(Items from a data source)
***

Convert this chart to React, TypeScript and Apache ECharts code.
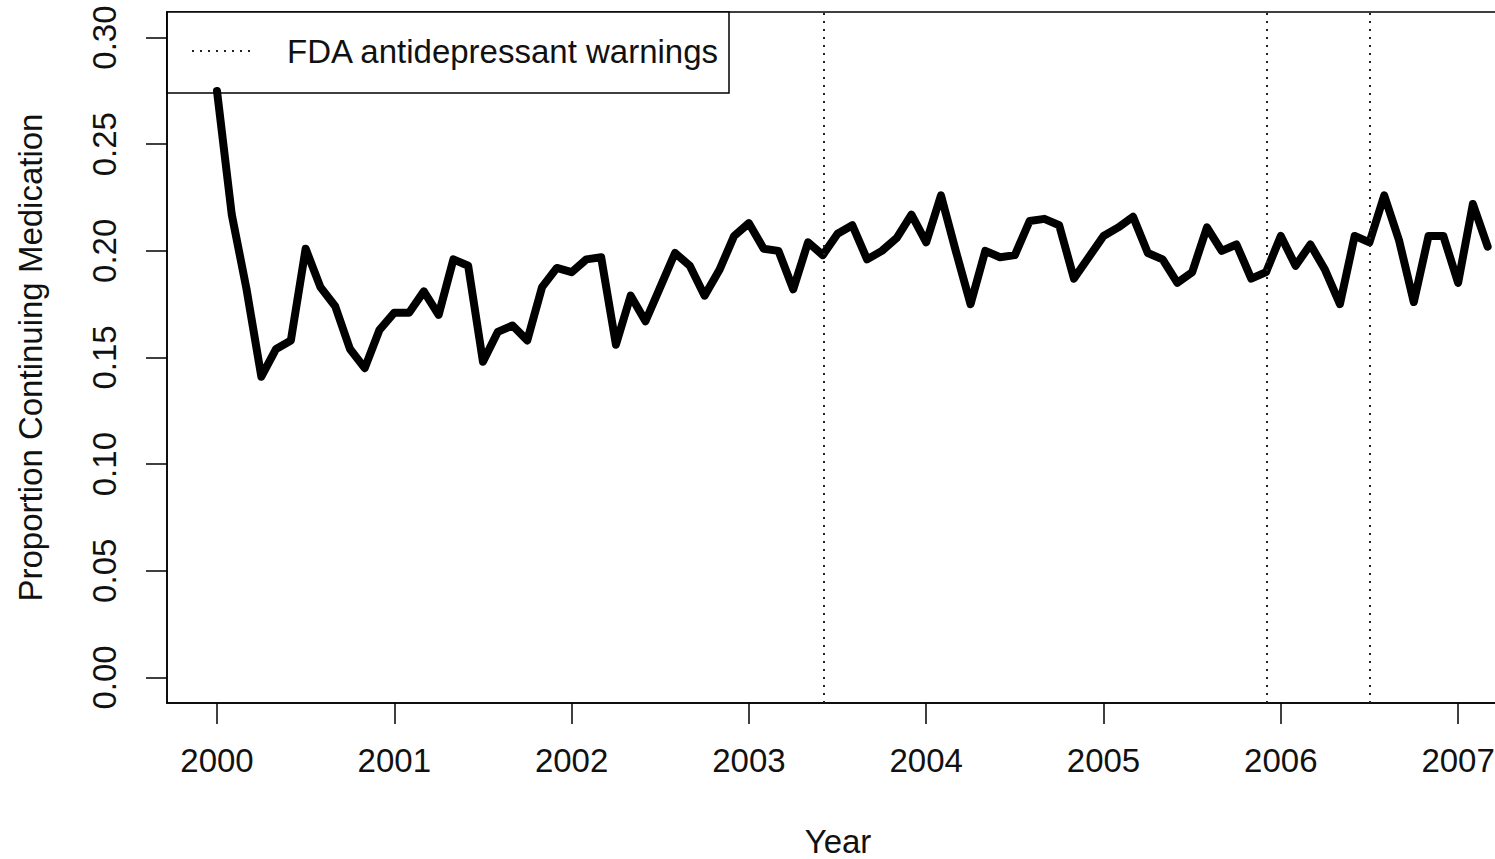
import React, { useEffect, useRef } from "react";
import * as echarts from "echarts";

// Monthly proportion continuing medication, Jan 2000 – Mar 2007
const startYear = 2000;
const proportions: number[] = [
  0.275, 0.217, 0.182, 0.141, 0.154, 0.158, 0.201, 0.183, 0.174, 0.154, 0.145, 0.163,
  0.171, 0.171, 0.181, 0.170, 0.196, 0.193, 0.148, 0.162, 0.165, 0.158, 0.183, 0.192,
  0.190, 0.196, 0.197, 0.156, 0.179, 0.167, 0.183, 0.199, 0.193, 0.179, 0.191, 0.207,
  0.213, 0.201, 0.200, 0.182, 0.204, 0.198, 0.208, 0.212, 0.196, 0.200, 0.206, 0.217,
  0.204, 0.226, 0.200, 0.175, 0.200, 0.197, 0.198, 0.214, 0.215, 0.212, 0.187, 0.197,
  0.207, 0.211, 0.216, 0.199, 0.196, 0.185, 0.190, 0.211, 0.200, 0.203, 0.187, 0.190,
  0.207, 0.193, 0.203, 0.191, 0.175, 0.207, 0.204, 0.226, 0.205, 0.176, 0.207, 0.207,
  0.185, 0.222, 0.202,
];
// FDA antidepressant warnings (decimal years)
const warningDates: number[] = [2003 + 5 / 12, 2005 + 11 / 12, 2006.5];
const xTicks: number[] = [2000, 2001, 2002, 2003, 2004, 2005, 2006, 2007];
const yTicks: number[] = [0, 0.05, 0.1, 0.15, 0.2, 0.25, 0.3];

const FONT = "'Liberation Sans', Arial, Helvetica, sans-serif";

export default function App() {
  const ref = useRef<HTMLDivElement>(null);
  useEffect(() => {
    if (!ref.current) return;
    const chart = echarts.init(ref.current, null, { renderer: "svg" });
    const data = proportions.map((v, i) => [startYear + i / 12, v]);
    chart.setOption({
      animation: false,
      backgroundColor: "#fff",
      textStyle: { fontFamily: FONT },
      grid: {
        left: 167,
        top: 12,
        right: -14,
        bottom: 156,
        containLabel: false,
        outerBoundsMode: "none",
        show: true,
        borderColor: "#000",
        borderWidth: 1.5,
        backgroundColor: "transparent",
      },
      xAxis: {
        type: "value",
        min: 1999.718,
        max: 2007.287,
        name: "Year",
        nameLocation: "middle",
        nameGap: 122,
        nameTextStyle: { fontSize: 33, color: "#111", fontFamily: FONT },
        axisLine: { show: true, onZero: false, lineStyle: { color: "#000", width: 1.5 } },
        axisTick: { show: true, length: 21, customValues: xTicks, lineStyle: { color: "#000", width: 1.5 } },
        axisLabel: {
          customValues: xTicks,
          fontSize: 33,
          color: "#111",
          margin: 41,
          fontFamily: FONT,
          formatter: (v: number) => String(Math.round(v)),
        },
        splitLine: { show: false },
      },
      yAxis: {
        type: "value",
        min: -0.012,
        max: 0.312,
        name: "Proportion Continuing Medication",
        nameLocation: "middle",
        nameRotate: 90,
        nameGap: 120,
        nameTextStyle: { fontSize: 33, color: "#111", fontFamily: FONT },
        axisLine: { show: true, onZero: false, lineStyle: { color: "#000", width: 1.5 } },
        axisTick: { show: true, length: 21, customValues: yTicks, lineStyle: { color: "#000", width: 1.5 } },
        axisLabel: {
          customValues: yTicks,
          rotate: 90,
          fontSize: 33,
          color: "#111",
          margin: 46,
          fontFamily: FONT,
          formatter: (v: number) => v.toFixed(2),
        },
        splitLine: { show: false },
      },
      series: [
        {
          type: "line",
          data,
          showSymbol: false,
          symbol: "none",
          lineStyle: { color: "#000", width: 8, cap: "round", join: "round" },
          markLine: {
            silent: true,
            symbol: "none",
            label: { show: false },
            lineStyle: { color: "#222", width: 2, type: [2, 6] },
            data: warningDates.map((d) => ({ xAxis: d })),
          },
        },
      ],
      graphic: [
        {
          type: "group",
          z: 100,
          children: [
            {
              type: "rect",
              shape: { x: 167, y: 12, width: 562, height: 81 },
              style: { fill: "#fff", stroke: "#000", lineWidth: 1.5 },
            },
            {
              type: "line",
              shape: { x1: 192, y1: 51, x2: 256, y2: 51 },
              style: { stroke: "#222", lineWidth: 2, lineDash: [2, 6] },
            },
            {
              type: "text",
              x: 287,
              y: 51,
              style: {
                text: "FDA antidepressant warnings",
                fontSize: 33,
                fontFamily: FONT,
                fill: "#111",
                verticalAlign: "middle",
                align: "left",
              },
            },
          ],
        },
      ],
    });
    return () => chart.dispose();
  }, []);
  return (
    <div
      ref={ref}
      style={{ position: "fixed", left: 0, top: 0, width: 1495, height: 859, background: "#fff" }}
    />
  );
}
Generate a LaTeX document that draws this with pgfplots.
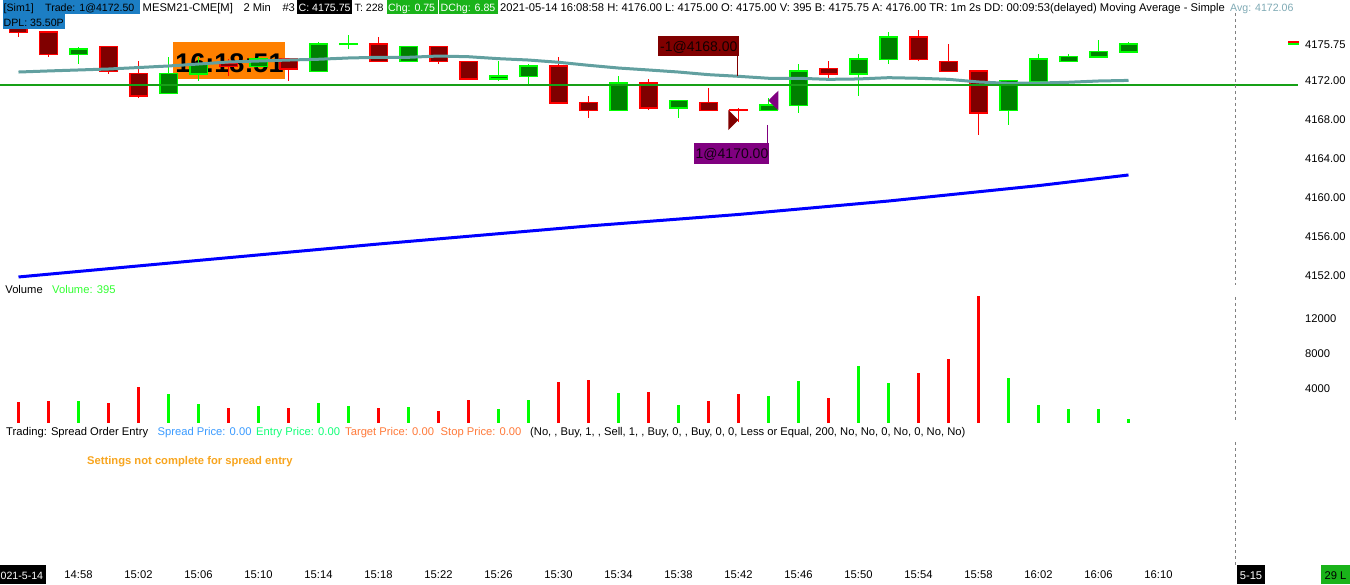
\documentclass[border=0pt]{standalone}
\usepackage{pgfplots}
\pgfplotsset{compat=1.18}
\usepackage{pgfplotstable}
\usepackage{fontspec}
\setmainfont{Liberation Sans}
\definecolor{simblue}{HTML}{1C7EC4}
\definecolor{chggreen}{HTML}{1AB31A}
\definecolor{avgcol}{HTML}{7FAAB5}
\definecolor{upfill}{HTML}{008000}
\definecolor{upline}{HTML}{00FF00}
\definecolor{dnfill}{HTML}{800000}
\definecolor{dnline}{HTML}{FF0000}
\definecolor{mateal}{HTML}{62A0A0}
\definecolor{orangebox}{HTML}{FF8000}
\definecolor{purp}{HTML}{800080}
\definecolor{spreadblue}{HTML}{3A9BFF}
\definecolor{entrygreen}{HTML}{11FF77}
\definecolor{coral}{HTML}{FF7A3A}
\definecolor{settings}{HTML}{F8A51E}
\definecolor{vollime}{HTML}{33FF33}
\definecolor{lastgreen}{HTML}{16A016}

\pgfplotstableread{
m o h l c
54 4178.0 4178.25 4176.5 4177.0
56 4177.0 4177.0 4174.5 4174.75
60 4175.5 4175.5 4172.75 4173.0
62 4172.75 4174.0 4170.25 4170.5
68 4173.75 4174.25 4172.5 4173.5
72 4174.25 4174.25 4172.0 4173.25
78 4175.75 4176.5 4174.0 4174.0
82 4175.5 4175.5 4173.75 4174.0
84 4174.0 4174.0 4172.25 4172.25
90 4173.5 4174.5 4169.75 4169.75
92 4169.75 4170.5 4168.25 4169.0
96 4171.75 4172.25 4169.0 4169.25
100 4169.75 4171.25 4169.0 4169.0
102 4169.0 4169.25 4167.75 4169.0
108 4173.25 4174.0 4172.25 4172.75
114 4176.5 4177.25 4174.0 4174.25
116 4174.0 4175.75 4173.0 4173.0
118 4173.0 4173.0 4166.5 4168.75
}\downT

\pgfplotstableread{
m o h l c
58 4174.75 4175.5 4173.75 4175.25
64 4170.75 4174.5 4170.75 4172.75
66 4172.75 4174.5 4172.0 4173.75
70 4173.5 4174.5 4173.5 4174.25
74 4173.0 4176.0 4173.0 4175.75
76 4175.75 4176.75 4175.25 4175.75
80 4174.0 4175.5 4174.0 4175.5
86 4172.25 4174.0 4172.0 4172.5
88 4172.5 4173.75 4171.5 4173.5
94 4169.0 4172.5 4169.0 4171.75
98 4169.25 4170.0 4168.25 4170.0
104 4169.0 4170.25 4169.0 4169.5
106 4169.5 4173.75 4168.75 4173.0
110 4172.75 4174.75 4170.5 4174.25
112 4174.25 4177.0 4173.75 4176.5
120 4169.0 4172.0 4167.5 4172.0
122 4172.0 4174.75 4172.0 4174.25
124 4174.0 4174.75 4174.0 4174.5
126 4174.5 4176.25 4174.5 4175.0
128 4175.0 4176.0 4175.0 4175.75
}\upT

\pgfplotstableread{
m v
54 2430
56 2550
60 2320
62 4170
68 1740
72 1740
78 1740
82 1390
84 2670
90 4750
92 4980
96 3590
100 2550
102 3360
108 2900
114 5800
116 7420
118 14600
}\volDown

\pgfplotstableread{
m v
58 2550
64 3360
66 2200
70 1970
74 2320
76 1970
80 1850
86 1620
88 2670
94 3480
98 2090
104 3130
106 4870
110 6610
112 4640
120 5220
122 2090
124 1620
126 1620
128 395
}\volUp

\pgfplotstableread{
m a
54 4172.92
56 4173.03
58 4173.13
60 4173.23
62 4173.38
64 4173.54
66 4173.74
68 4173.95
70 4174.05
72 4174.15
74 4174.23
76 4174.36
78 4174.43
80 4174.43
82 4174.56
84 4174.49
86 4174.29
88 4174.15
90 4173.92
92 4173.61
94 4173.33
96 4173.13
98 4172.92
100 4172.65
102 4172.48
104 4172.28
106 4172.28
108 4172.17
110 4172.21
112 4172.34
114 4172.28
116 4172.17
118 4171.90
120 4171.76
122 4171.79
124 4171.87
126 4172.00
128 4172.06
}\maT

\pgfplotstableread{
m a
54 4151.90
66 4153.60
78 4155.28
92 4157.13
102 4158.31
112 4159.69
122 4161.27
128 4162.36
}\blueT

\pgfplotstableread{
m a
52.7667 4171.56
139.3 4171.56
}\lastT

\newcommand{\fs}{\fontsize{11.2}{13}\selectfont}
\newcommand{\fsb}{\fontsize{10.6}{13}\selectfont}
\pgfplotsset{candle/.style 2 args={forget plot,draw=none,mark=none,
  error bars/.cd,y dir=plus,y explicit,error mark=none,
  error bar style={line width=#1,color=#2,solid}}}

\begin{document}
\begin{tikzpicture}[x=1pt,y=1pt,font=\fs]
\fill[white] (0,0) rectangle (1350,584);
\useasboundingbox (0,0) rectangle (1350,584);
% clock box
\fill[orangebox] (173,505) rectangle (285,542);
\node[anchor=base,inner sep=0pt,font=\fontsize{27}{30}\selectfont\bfseries] at (229.5,511) {16:18:51};

\begin{axis}[at={(0,0)},anchor=south west,width=1350pt,height=584pt,scale only axis,
  xmin=52.7667,xmax=142.7667,ymin=4120.4103,ymax=4180.3077,
  axis line style={draw=none},tick style={draw=none},clip=false,
  ytick={4152,4156,4160,4164,4168,4172,4175.75},
  yticklabels={4152.00,4156.00,4160.00,4164.00,4168.00,4172.00,4175.75},
  yticklabel pos=right,
  yticklabel style={anchor=west,xshift=-45pt,inner sep=0pt},
  xtick={58,62,...,130},
  xticklabels={14:58,15:02,15:06,15:10,15:14,15:18,15:22,15:26,15:30,15:34,15:38,15:42,15:46,15:50,15:54,15:58,16:02,16:06,16:10},
  xticklabel style={anchor=center,yshift=9pt,inner sep=0pt},
  tick label style={font=\fs}]
% long MA
\addplot[color=blue,line width=3pt,mark=none] table[x=m,y=a] {\blueT};
% wicks
\addplot[candle={1.3pt}{dnline}] table[x=m,y=l,y error plus expr=\thisrow{h}-\thisrow{l}] {\downT};
\addplot[candle={1.3pt}{upline}] table[x=m,y=l,y error plus expr=\thisrow{h}-\thisrow{l}] {\upT};
% bodies outer
\addplot[candle={19pt}{dnline}] table[x=m,y expr=\thisrow{c}-0.1,y error plus expr=\thisrow{o}-\thisrow{c}+0.2] {\downT};
\addplot[candle={19pt}{upline}] table[x=m,y expr=\thisrow{o}-0.1,y error plus expr=\thisrow{c}-\thisrow{o}+0.2] {\upT};
% bodies inner
\addplot[candle={16pt}{dnfill}] table[x=m,y expr=\thisrow{c}+0.05,y error plus expr={max(\thisrow{o}-\thisrow{c}-0.1,0)}] {\downT};
\addplot[candle={16pt}{upfill}] table[x=m,y expr=\thisrow{o}+0.05,y error plus expr={max(\thisrow{c}-\thisrow{o}-0.1,0)}] {\upT};
% short MA
\addplot[color=mateal,line width=3pt,mark=none] table[x=m,y=a] {\maT};
% horizontal last-price line
\addplot[draw=lastgreen,line width=1.6pt,mark=none] table[x=m,y=a] {\lastT};
% execution markers
\addplot[fill=dnfill,draw=none,mark=none] coordinates {(101.32,4169.03) (101.32,4166.97) (101.987,4168.0)} -- cycle;
\addplot[fill=purp,draw=none,mark=none] coordinates {(103.987,4170.0) (104.653,4171.0) (104.653,4169.0)} -- cycle;
\draw[dnfill,line width=1pt] (axis cs:101.95,4174.56) -- (axis cs:101.95,4172.51);
\draw[purp,line width=1pt] (axis cs:103.93,4167.49) -- (axis cs:103.93,4165.64);
\end{axis}

\begin{axis}[at={(0,0)},anchor=south west,width=1350pt,height=584pt,scale only axis,
  xmin=52.7667,xmax=142.7667,ymin=-18642,ymax=48873,
  axis line style={draw=none},tick style={draw=none},clip=false,
  xtick=\empty,scaled y ticks=false,
  ytick={4000,8000,12000},yticklabels={4000,8000,12000},
  yticklabel pos=right,
  yticklabel style={anchor=west,xshift=-45pt,inner sep=0pt},
  tick label style={font=\fs}]
\addplot[ycomb,color=dnline,line width=2.4pt,mark=none] table[x=m,y=v] {\volDown};
\addplot[ycomb,color=upline,line width=2.4pt,mark=none] table[x=m,y=v] {\volUp};
\end{axis}

% annotation boxes
\fill[dnfill] (658,528) rectangle (739,548);
\node[anchor=base west,inner sep=0pt,font=\fontsize{14}{16}\selectfont,text=black!85!dnfill] at (660,532.3) {-1@4168.00};
\fill[purp] (694,420) rectangle (769,441);
\node[anchor=base west,inner sep=0pt,font=\fontsize{14}{16}\selectfont,text=black!85!purp] at (695.5,425.5) {1@4170.00};

% header
\fill[simblue] (2.7,569.7) rectangle (140,584);
\fill[simblue] (2.7,554.7) rectangle (65,569.7);
\node[anchor=base west,inner sep=0pt,font=\fsb] at (3.5,572.3) {[Sim1]};
\node[anchor=base west,inner sep=0pt,font=\fsb] at (45,572.3) {Trade: 1@4172.50};
\node[anchor=base west,inner sep=0pt,font=\fsb] at (3.5,557.3) {DPL: 35.50P};
\node[anchor=base west,inner sep=0pt] at (142.5,572.3) {MESM21-CME[M]};
\node[anchor=base west,inner sep=0pt] at (243.3,572.3) {2 Min};
\node[anchor=base west,inner sep=0pt] at (282.3,572.3) {\#3};
\fill[black] (297,569.7) rectangle (352,584);
\node[anchor=base west,inner sep=0pt,text=white,font=\fsb] at (298.5,572.3) {C: 4175.75};
\node[anchor=base west,inner sep=0pt,font=\fsb] at (354.5,572.3) {T: 228};
\fill[chggreen] (386.7,569.7) rectangle (437.7,584);
\node[anchor=base west,inner sep=0pt,text=white,font=\fsb] at (388,572.3) {Chg: 0.75};
\fill[chggreen] (439.3,569.7) rectangle (497.7,584);
\node[anchor=base west,inner sep=0pt,text=white,font=\fsb] at (440.5,572.3) {DChg: 6.85};
\node[anchor=base west,inner sep=0pt] at (500,572.3) {2021-05-14 16:08:58 H: 4176.00 L: 4175.00 O: 4175.00 V: 395 B: 4175.75 A: 4176.00 TR: 1m 2s DD: 00:09:53(delayed) Moving Average - Simple};
\node[anchor=base west,inner sep=0pt,text=avgcol,font=\fsb] at (1230,572.3) {Avg: 4172.06};

% price marker
\fill[dnline] (1288,541.3) rectangle (1299,543.3);
\fill[upline] (1288,539.3) rectangle (1299,541.3);

% dashed divider
\draw[gray,line width=1pt,dash pattern=on 3pt off 3pt] (1235,571) -- (1235,299);
\draw[gray,line width=1pt,dash pattern=on 3pt off 3pt] (1235,287) -- (1235,164);
\draw[gray,line width=1pt,dash pattern=on 3pt off 3pt] (1235,142) -- (1235,19);

% volume panel labels
\node[anchor=base west,inner sep=0pt] at (5.2,290) {Volume};
\node[anchor=base west,inner sep=0pt,text=vollime] at (52,290) {Volume: 395};

% trading row
\node[anchor=base west,inner sep=0pt] at (6,148.7) {Trading: Spread Order Entry};
\node[anchor=base west,inner sep=0pt,text=spreadblue] at (157.5,148.7) {Spread Price: 0.00};
\node[anchor=base west,inner sep=0pt,text=entrygreen] at (256,148.7) {Entry Price: 0.00};
\node[anchor=base west,inner sep=0pt,text=coral] at (345,148.7) {Target Price: 0.00};
\node[anchor=base west,inner sep=0pt,text=coral] at (440.5,148.7) {Stop Price: 0.00};
\node[anchor=base west,inner sep=0pt] at (530,148.7) {(No, , Buy, 1, , Sell, 1, , Buy, 0, , Buy, 0, 0, Less or Equal, 200, No, No, 0, No, 0, No, No)};
\node[anchor=base west,inner sep=0pt,text=settings,font=\fs\bfseries] at (87,119) {Settings not complete for spread entry};

% bottom boxes
\fill[black] (0,0) rectangle (46,19);
\node[anchor=base west,inner sep=0pt,text=white,font=\fsb] at (0.5,5) {021-5-14};
\fill[black] (1237,0) rectangle (1265,19);
\node[anchor=base,inner sep=0pt,text=white] at (1251,5) {5-15};
\fill[chggreen] (1321,0) rectangle (1350,19);
\node[anchor=base,inner sep=0pt] at (1335.5,5) {29 L};
\end{tikzpicture}
\end{document}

***

- _The problem_
From the records, copy every line that has the string "React" in it.

- _Answer_
Convert this chart to React, TypeScript and Apache ECharts code.
import React, { useEffect, useRef } from "react";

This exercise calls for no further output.